▶ **WHAT IS NEEDED**: Below are some entries. Transcribe the lines from the one holding "Clone this chart in Plotly." to the one holding "import plotly.graph_objects as go", inclusive, but not the pictures among them.
*** TASK MATERIAL ***
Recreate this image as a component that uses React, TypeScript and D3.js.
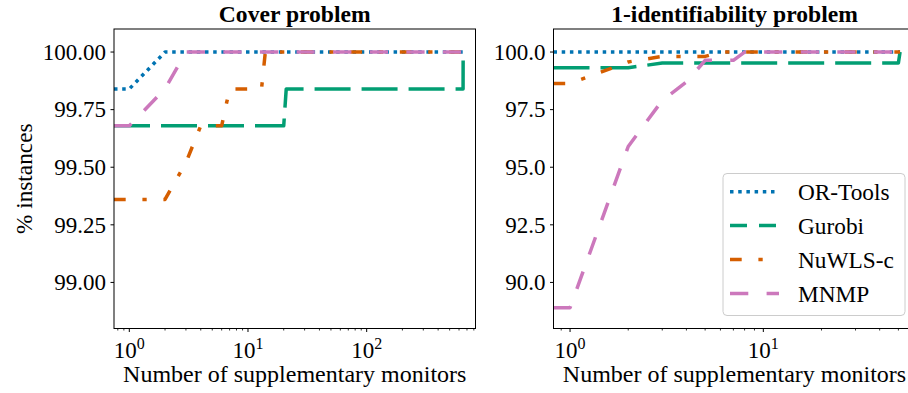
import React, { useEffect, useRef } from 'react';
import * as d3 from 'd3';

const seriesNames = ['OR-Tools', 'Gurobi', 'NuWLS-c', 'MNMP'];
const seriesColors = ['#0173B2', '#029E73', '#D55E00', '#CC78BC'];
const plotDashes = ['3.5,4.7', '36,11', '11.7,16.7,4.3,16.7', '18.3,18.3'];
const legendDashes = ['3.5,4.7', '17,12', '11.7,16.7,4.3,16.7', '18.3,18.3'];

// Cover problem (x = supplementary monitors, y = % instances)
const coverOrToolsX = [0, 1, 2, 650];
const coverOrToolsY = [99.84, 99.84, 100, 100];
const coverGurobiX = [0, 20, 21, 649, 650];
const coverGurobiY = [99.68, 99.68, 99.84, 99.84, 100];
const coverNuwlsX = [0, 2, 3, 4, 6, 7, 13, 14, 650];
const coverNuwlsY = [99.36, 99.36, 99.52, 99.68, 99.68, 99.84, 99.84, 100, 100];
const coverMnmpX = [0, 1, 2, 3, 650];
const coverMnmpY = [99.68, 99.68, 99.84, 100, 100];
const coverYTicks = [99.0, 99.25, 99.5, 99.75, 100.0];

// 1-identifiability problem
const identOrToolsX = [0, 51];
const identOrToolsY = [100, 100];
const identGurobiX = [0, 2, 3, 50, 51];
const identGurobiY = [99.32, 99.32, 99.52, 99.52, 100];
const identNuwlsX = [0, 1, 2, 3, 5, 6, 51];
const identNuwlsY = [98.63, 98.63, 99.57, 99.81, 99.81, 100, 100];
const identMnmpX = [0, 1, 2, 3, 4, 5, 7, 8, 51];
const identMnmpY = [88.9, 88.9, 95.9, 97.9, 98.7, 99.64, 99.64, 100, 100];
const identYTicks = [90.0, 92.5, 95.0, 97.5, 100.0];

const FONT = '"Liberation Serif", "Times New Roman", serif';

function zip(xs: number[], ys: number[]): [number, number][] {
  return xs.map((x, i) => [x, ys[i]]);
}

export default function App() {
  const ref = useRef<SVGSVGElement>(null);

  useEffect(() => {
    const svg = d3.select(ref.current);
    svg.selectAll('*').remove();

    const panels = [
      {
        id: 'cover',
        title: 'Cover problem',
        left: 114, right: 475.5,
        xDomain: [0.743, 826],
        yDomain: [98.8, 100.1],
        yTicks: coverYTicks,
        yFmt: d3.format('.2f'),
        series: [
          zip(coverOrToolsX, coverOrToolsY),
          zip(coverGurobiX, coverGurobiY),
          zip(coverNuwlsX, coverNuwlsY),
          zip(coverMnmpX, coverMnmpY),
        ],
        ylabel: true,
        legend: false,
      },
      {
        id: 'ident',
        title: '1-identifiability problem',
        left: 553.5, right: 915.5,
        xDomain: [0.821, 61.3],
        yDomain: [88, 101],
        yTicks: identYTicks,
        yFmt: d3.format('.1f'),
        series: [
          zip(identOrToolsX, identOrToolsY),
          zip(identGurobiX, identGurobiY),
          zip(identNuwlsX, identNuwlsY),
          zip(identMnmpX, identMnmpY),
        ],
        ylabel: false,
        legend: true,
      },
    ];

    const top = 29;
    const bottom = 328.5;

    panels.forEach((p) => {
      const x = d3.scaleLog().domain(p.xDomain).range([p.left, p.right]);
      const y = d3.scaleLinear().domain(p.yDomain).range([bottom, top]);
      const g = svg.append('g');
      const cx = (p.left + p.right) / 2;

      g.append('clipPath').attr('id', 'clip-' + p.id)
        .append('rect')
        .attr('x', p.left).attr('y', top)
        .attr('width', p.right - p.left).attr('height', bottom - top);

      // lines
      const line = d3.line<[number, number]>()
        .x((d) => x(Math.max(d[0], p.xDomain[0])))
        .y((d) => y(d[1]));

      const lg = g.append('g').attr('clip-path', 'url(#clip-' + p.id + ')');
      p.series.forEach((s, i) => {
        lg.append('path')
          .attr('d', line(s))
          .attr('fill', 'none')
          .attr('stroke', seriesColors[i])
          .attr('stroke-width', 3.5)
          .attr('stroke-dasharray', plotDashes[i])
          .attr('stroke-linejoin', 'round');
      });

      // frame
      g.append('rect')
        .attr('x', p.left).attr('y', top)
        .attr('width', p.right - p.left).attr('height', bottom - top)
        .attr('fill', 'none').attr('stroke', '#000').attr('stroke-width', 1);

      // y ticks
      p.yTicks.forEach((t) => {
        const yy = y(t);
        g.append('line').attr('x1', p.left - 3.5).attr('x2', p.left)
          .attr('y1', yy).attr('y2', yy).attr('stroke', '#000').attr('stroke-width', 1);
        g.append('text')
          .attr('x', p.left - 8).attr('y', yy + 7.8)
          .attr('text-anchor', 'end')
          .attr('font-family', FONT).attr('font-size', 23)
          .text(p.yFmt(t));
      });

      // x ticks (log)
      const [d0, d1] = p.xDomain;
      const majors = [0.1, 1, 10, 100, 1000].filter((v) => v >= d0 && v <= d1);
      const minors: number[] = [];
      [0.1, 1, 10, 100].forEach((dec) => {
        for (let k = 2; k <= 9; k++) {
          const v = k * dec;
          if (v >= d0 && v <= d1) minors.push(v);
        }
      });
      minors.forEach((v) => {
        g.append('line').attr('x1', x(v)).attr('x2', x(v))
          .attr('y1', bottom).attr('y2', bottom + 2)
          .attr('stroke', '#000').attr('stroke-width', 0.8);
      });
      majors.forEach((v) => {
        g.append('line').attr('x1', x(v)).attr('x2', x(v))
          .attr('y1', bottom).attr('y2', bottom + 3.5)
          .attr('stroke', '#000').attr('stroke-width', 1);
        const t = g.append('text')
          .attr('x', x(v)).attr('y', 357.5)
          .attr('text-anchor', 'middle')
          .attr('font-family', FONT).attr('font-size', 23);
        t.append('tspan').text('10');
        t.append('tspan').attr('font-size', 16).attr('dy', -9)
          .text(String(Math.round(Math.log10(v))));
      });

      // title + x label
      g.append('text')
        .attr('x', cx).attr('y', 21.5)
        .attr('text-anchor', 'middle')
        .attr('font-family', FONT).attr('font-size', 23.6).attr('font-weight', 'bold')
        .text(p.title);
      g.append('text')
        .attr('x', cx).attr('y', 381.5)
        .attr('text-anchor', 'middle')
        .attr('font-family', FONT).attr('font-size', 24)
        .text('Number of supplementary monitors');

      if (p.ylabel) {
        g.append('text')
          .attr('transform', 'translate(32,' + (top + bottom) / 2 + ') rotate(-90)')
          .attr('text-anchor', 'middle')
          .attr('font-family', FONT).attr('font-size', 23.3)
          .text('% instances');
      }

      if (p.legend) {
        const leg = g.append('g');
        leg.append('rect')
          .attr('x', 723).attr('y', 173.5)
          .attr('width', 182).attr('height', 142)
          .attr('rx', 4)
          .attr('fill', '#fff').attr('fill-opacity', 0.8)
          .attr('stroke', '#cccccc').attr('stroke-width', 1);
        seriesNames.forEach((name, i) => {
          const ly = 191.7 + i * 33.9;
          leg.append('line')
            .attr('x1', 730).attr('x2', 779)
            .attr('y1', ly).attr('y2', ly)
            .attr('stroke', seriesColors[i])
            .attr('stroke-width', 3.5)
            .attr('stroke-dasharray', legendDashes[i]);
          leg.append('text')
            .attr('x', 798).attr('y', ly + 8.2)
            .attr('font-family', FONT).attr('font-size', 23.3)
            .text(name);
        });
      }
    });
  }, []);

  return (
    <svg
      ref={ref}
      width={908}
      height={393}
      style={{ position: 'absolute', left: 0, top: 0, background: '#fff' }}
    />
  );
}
***
*** TASK MATERIAL ***
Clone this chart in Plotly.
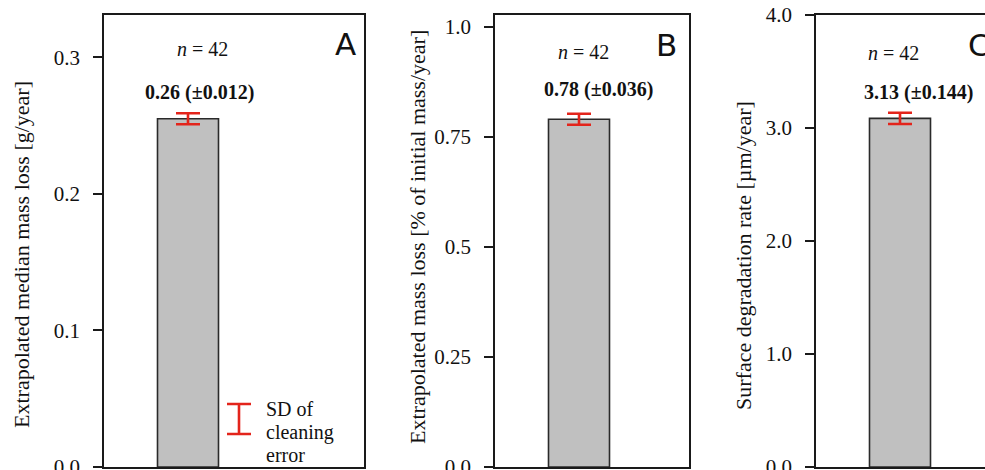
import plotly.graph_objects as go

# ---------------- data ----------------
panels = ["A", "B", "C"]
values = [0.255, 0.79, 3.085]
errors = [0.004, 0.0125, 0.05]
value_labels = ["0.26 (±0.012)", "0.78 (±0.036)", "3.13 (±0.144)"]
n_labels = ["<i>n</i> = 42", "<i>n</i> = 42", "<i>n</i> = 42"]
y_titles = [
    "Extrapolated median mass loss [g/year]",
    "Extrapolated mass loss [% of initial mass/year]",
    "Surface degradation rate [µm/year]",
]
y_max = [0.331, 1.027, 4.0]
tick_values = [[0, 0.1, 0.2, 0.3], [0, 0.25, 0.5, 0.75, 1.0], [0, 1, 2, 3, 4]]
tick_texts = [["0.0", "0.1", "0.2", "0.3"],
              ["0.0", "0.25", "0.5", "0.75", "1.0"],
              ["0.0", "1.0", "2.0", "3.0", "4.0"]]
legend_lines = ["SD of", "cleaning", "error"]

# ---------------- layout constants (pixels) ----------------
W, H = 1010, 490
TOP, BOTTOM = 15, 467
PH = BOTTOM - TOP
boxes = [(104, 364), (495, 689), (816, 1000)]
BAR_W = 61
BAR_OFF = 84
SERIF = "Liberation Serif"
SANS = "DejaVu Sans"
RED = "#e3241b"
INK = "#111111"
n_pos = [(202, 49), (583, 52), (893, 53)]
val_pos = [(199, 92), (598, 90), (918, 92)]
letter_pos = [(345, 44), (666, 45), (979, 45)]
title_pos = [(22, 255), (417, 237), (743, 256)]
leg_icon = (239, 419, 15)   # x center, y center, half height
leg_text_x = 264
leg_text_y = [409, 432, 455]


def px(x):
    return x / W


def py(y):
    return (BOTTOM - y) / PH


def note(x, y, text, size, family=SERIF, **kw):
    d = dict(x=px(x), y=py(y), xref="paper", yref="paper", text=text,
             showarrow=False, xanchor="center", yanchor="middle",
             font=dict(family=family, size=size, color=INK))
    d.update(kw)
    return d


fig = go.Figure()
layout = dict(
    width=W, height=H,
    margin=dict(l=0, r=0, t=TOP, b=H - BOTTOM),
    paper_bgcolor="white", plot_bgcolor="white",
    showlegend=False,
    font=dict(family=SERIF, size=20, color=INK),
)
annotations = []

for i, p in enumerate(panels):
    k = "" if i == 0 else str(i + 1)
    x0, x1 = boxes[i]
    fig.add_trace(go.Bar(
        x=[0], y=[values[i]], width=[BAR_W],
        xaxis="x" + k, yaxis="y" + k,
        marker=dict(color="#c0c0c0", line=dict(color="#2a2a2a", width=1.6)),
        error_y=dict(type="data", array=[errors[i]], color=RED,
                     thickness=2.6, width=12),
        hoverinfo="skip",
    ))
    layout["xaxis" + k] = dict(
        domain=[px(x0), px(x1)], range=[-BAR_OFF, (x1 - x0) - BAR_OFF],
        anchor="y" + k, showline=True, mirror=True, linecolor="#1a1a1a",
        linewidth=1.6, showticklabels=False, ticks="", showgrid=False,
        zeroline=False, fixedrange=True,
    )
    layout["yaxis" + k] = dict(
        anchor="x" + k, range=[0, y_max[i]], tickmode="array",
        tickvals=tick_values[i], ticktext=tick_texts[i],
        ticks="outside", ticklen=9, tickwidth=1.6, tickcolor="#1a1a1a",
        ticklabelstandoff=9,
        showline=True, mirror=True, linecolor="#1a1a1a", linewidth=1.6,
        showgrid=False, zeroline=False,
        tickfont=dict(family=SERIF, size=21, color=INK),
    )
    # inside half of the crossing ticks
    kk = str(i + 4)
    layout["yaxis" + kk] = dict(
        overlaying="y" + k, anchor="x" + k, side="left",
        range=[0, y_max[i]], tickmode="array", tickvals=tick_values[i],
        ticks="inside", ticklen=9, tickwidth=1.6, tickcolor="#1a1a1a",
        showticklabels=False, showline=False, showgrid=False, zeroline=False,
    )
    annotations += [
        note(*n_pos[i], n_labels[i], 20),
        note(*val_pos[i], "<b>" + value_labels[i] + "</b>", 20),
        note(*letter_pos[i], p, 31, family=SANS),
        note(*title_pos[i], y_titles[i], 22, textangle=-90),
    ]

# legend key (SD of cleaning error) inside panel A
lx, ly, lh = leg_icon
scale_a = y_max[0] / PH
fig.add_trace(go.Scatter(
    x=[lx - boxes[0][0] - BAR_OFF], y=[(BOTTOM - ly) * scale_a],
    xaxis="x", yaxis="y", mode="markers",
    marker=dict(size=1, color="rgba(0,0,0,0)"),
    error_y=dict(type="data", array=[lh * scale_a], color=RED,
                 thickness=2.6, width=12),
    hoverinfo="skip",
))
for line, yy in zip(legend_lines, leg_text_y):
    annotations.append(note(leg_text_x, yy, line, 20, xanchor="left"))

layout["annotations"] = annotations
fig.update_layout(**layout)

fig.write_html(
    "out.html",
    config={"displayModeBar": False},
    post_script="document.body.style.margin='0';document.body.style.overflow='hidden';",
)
***
▶ **TASK RESPONSE**:
Clone this chart in Plotly.
import plotly.graph_objects as go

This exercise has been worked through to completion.